St. James Town: in the Middle of Everything

Remember that song, “Stuck in the Middle With You?” I’ve got another version, for my neighbourhood at Sherbourne and Bloor streets: “Gay to the left of me, ethnic to the right, here I am, stuck in the middle with you.” 

Few places in Toronto are as ethnically and socially diverse as St. James Town. Take the area’s largest apartment complex, for example. On certain Saturday evenings in the summer, you can come up out of the Sherbourne subway station accompanied by the sound of a steel drum band. Follow the music south and east for a block, and you will find a large gathering of people in a tiny park surrounding a basketball court, with the band at one edge of the park, and tables of different national foods around the other edges. In the apartment buildings looming over this green space, at least 90 different linguistic and ethnic groups live together. 

Most of these people probably never heard a steel drum band till they moved to Toronto. Yet here they all are, sharing each other’s food and enjoying the music, while kids from several continents bounce basketballs together, between bites.

You could, on the other hand, cross Sherbourne in the opposite direction, and immediately encounter a different sort of culture. This area is still known as the “gay ghetto” of Toronto, despite the fact that many gays and lesbians have now dispersed through the rest of the city in recent years. It’s a good “starter neighbourhood,” though, for newly out young people to get their bearings. As you stroll west on Isabella Street, shaded under a canopy of beautiful old trees, many apartment windows and balconies display the rainbow flag.

The nearby intersection of Church and Wellesley was made famous in the 1990s by The Kids in the Hall, the ground-breaking Canadian comedy group, when they placed the flamboyant character of Buddy here, in a fictitious gay bar. A gay friend of mine from Virginia came to town a few years ago, and immediately wanted to visit that intersection, as a sort of pilgrimage. Bars and stores cater to the gay and lesbian community all through this area. And early in the summer, Pride week fills the neighbourhood with parties, music, and of course, two parades that run along Yonge Street to the west.

Farther south down Sherbourne, there are residences for physically disabled people, who move in their mechanized chairs through the shops and along the sidewalks with as much ease as everyone else. The trendy district of Cabbagetown is just a couple of blocks east, so there is no shortage of antique dealers, restaurants, and specialty stores.  This sounds idyllic, as though people of all different ethnicities and social status live here together in perfect harmony. The neighbourhood is not without its problems, however. 

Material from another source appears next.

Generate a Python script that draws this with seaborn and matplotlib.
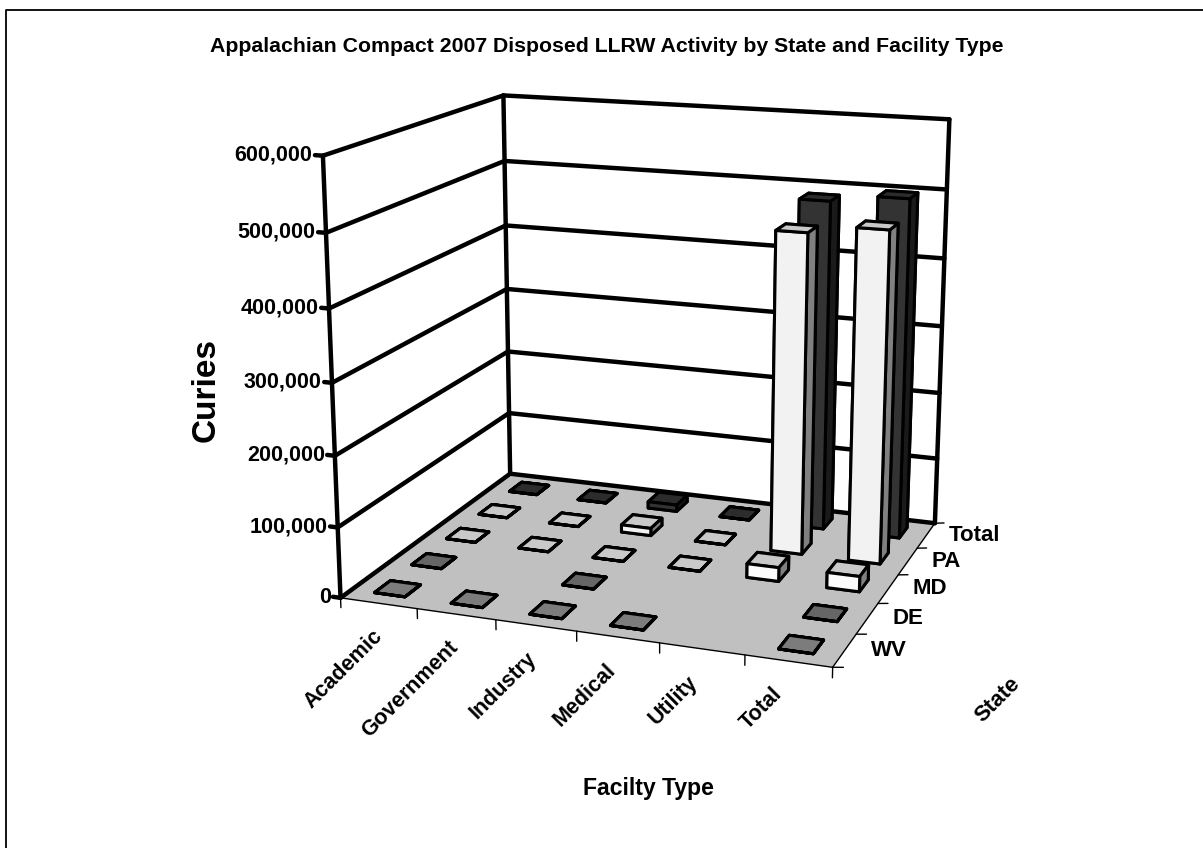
import matplotlib
matplotlib.use("Agg")
import matplotlib.pyplot as plt
import numpy as np
import seaborn as sns
from matplotlib.lines import Line2D
from mpl_toolkits.mplot3d import proj3d
from mpl_toolkits.mplot3d.art3d import Poly3DCollection

facilities = ["Academic", "Government", "Industry", "Medical", "Utility", "Total"]
states = ["WV", "DE", "MD", "PA", "Total"]
curie_ticks = [0, 100000, 200000, 300000, 400000, 500000, 600000]

# nan = no entry in that cell, nothing drawn
wv_vals = [2, 2, 2, 2, np.nan, 5]
de_vals = [2, np.nan, 2, np.nan, np.nan, 5]
md_vals = [2, 2, 2, 2, 20000, 22000]
pa_vals = [2, 2, 11000, 2, 465000, 477000]
total_vals = [5, 5, 10000, 5, 488000, 499000]
all_vals = [wv_vals, de_vals, md_vals, pa_vals, total_vals]

# face colours: front, side, top
state_cols = [("#808080", "#5a5a5a", "#7c7c7c"),
              ("#666666", "#4a4a4a", "#666666"),
              ("#fbfbfb", "#808080", "#c9c9c9"),
              ("#f2f2f2", "#808080", "#c9c9c9"),
              ("#333333", "#1a1a1a", "#2c2c2c")]

sns.set_theme(style="white")
plt.rcParams["font.family"] = ["Liberation Sans", "DejaVu Sans"]
plt.rcParams["font.weight"] = "bold"

W, H = 1203, 848
fig = plt.figure(figsize=(W / 100, H / 100), dpi=100)
fig.patch.set_facecolor("white")
# frame only shows on the top and left
fig.add_artist(Line2D([6 / W, 6 / W, 1], [0, 1 - 9.5 / H, 1 - 9.5 / H], transform=fig.transFigure,
                      color="black", lw=1.3))

S = 800
ax = fig.add_axes([241 / W, 84 / H, S / W, S / H], projection="3d", computed_zorder=False)
ax.set_proj_type("persp", focal_length=0.5)
ax.view_init(elev=15, azim=-70)
ax.set_xlim(0, 6)
ax.set_ylim(0, 5)
ax.set_zlim(0, 600000)
box = np.array([1.15, 0.955, 1.01])
ax.set_box_aspect(box, zoom=np.linalg.norm(box) / 1.9057)
ax.set_axis_off()
ax.patch.set_alpha(0)

nx, ny, top = len(facilities), len(states), curie_ticks[-1]

# floor
floor = Poly3DCollection([[(0, 0, 0), (nx, 0, 0), (nx, ny, 0), (0, ny, 0)]],
                         facecolor="#c0c0c0", edgecolor="none", zorder=1)
ax.add_collection3d(floor)

thick = dict(color="black", lw=3.2, solid_capstyle="round", zorder=2)
thin = dict(color="black", lw=1.0, zorder=2)

# walls
for c in curie_ticks:
    ax.plot([0, 0], [0, ny], [c, c], **thick)
    ax.plot([0, nx], [ny, ny], [c, c], **thick)
    ax.plot([0, -0.1], [0, 0], [c, c], **thick)
ax.plot([0, 0], [0, 0], [0, top], **thick)
ax.plot([0, 0], [ny, ny], [0, top], **thick)
ax.plot([nx, nx], [ny, ny], [0, top], **thick)

# thin floor edges + ticks
ax.plot([0, nx], [0, 0], [0, 0], **thin)
ax.plot([nx, nx], [0, ny], [0, 0], **thin)
for i in range(nx + 1):
    ax.plot([i, i], [0, 0], [0, -14000], **thin)
for j in range(ny + 1):
    ax.plot([nx, nx + 0.12], [j, j], [0, 2000], **thin)

# bars, back row first so the front ones cover them
bw, bd = 0.40, 0.42
order = 10
for j in range(ny - 1, -1, -1):
    front, side, topc = state_cols[j]
    for i in range(nx):
        v = all_vals[j][i]
        if np.isnan(v):
            continue
        if v < 100:
            cols = [topc] * 6
        else:
            cols = [topc, topc, front, front, side, side]
        ax.bar3d(i + (1 - bw) / 2, j + (1 - bd) / 2, 0, bw, bd, v, color=cols, shade=False,
                 edgecolor="black", linewidth=2.2, zorder=order)
        order += 1


def label3d(x, y, z, s, **kw):
    # Text3D drops rotation, so project the spot and put plain text there
    u, v, _ = proj3d.proj_transform(x, y, z, ax.get_proj())
    ax.text2D(u, v, s, transform=ax.transData, fontweight="bold", color="black", **kw)


ax.apply_aspect()
for c in curie_ticks:
    label3d(-0.12, -0.02, c, f"{c:,}", ha="right", va="center", fontsize=15.5)
for i, name in enumerate(facilities):
    label3d(i * 0.95 + 0.75, -0.65, 0, name, rotation=45, rotation_mode="anchor", ha="right", va="top",
            fontsize=15.5)
for j, name in enumerate(states):
    label3d(nx + 0.27, j + 0.6, 0, name, ha="left", va="center", fontsize=16)

fig.text(607 / W, 1 - 46 / H, "Appalachian Compact 2007 Disposed LLRW Activity by State and Facility Type",
         ha="center", va="center", fontsize=15.3, fontweight="bold", color="black")
fig.text(206 / W, 1 - 390 / H, "Curies", rotation=90, ha="center", va="center",
         fontsize=24, fontweight="bold", color="black")
fig.text(648 / W, 1 - 788 / H, "Facilty Type", ha="center", va="center",
         fontsize=16.6, fontweight="bold", color="black")
fig.text(998 / W, 1 - 700 / H, "State", rotation=45, ha="center", va="center",
         fontsize=16, fontweight="bold", color="black")

fig.savefig("out.png", dpi=100)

While many tiny parks are set like small green jewels among the apartment buildings, stores, and pubs, these spaces occasionally host drug dealers doing surreptitious (and sometimes not so hidden) business. Hookers stroll through once in a while, looking for customers, and groups of homeless people view certain parks as handy places to congregate. On weekday mornings these individuals are often seen, weary and tattered, petitioning for spare change from workers walking toward the subway station.

Contrast this with Rosedale, the neighbourhood across Bloor to the north. Many well-to-do Torontonians still live there, even if it’s no longer the richest district in the city. Huge houses with wide bay windows dominate beautifully landscaped gardens, while people jog or walk their dogs on Sunday mornings before heading out for a leisurely brunch. There aren’t many little grocery stores on corners in this area, but if you have a yen for designer clothes, expensive accessories, or high end furniture, this is a good shopping district. There are fewer homeless people in parks in this neighbourhood, while many more homes are guarded by fences, locked gates, and electronic security.

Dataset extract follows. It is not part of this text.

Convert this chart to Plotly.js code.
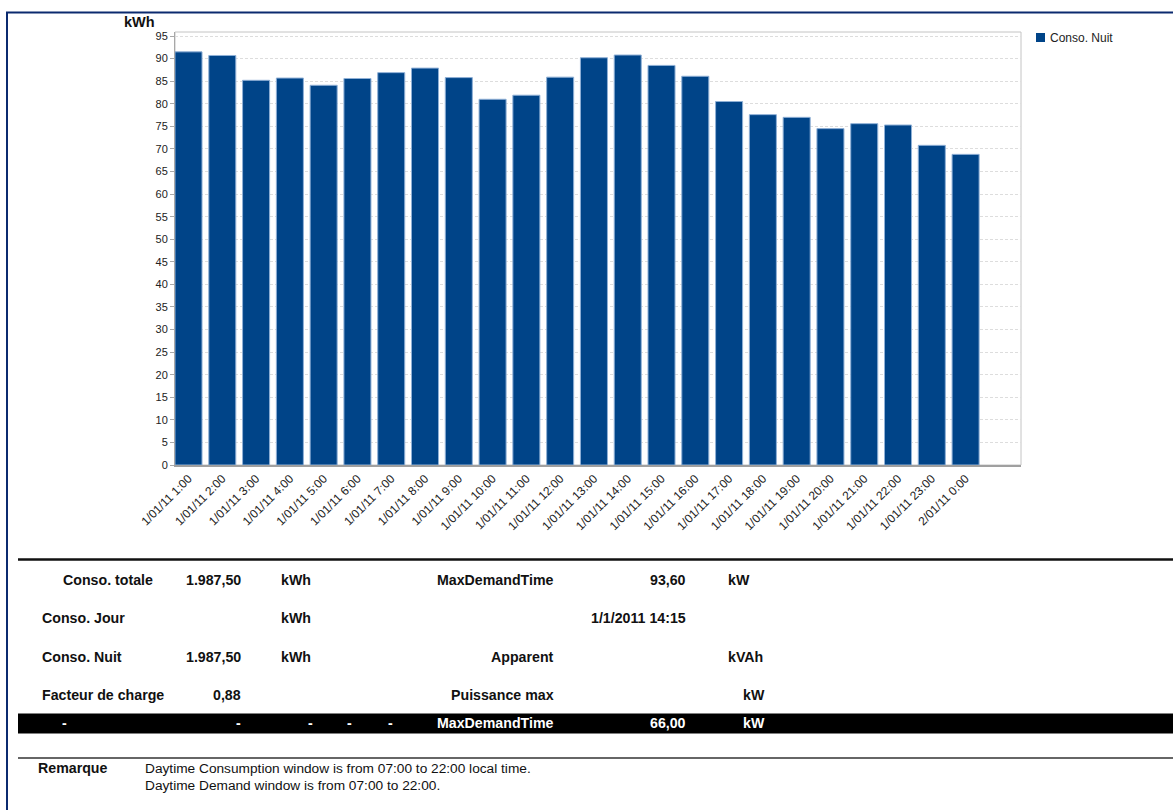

But there is some interaction even between Rosedale and St. James Town despite economic differences, particularly on special occasions like Pride week in June, or when Cabbagetown throws its annual street festival in August.

That’s the thing about the neighbourhood radiating south from Bloor and Sherbourne: there is something for everyone at various times of the year. People of all social, economic, and ethnic groups seem to pop in for a visit eventually. Whether you’re looking for a great little ethnic restaurant, a neighbourhood where you can be out and proud – or a place to enjoy summer nights to the music of a steel drum band – St. James Town is “stuck in the middle” of all of it, just waiting for you.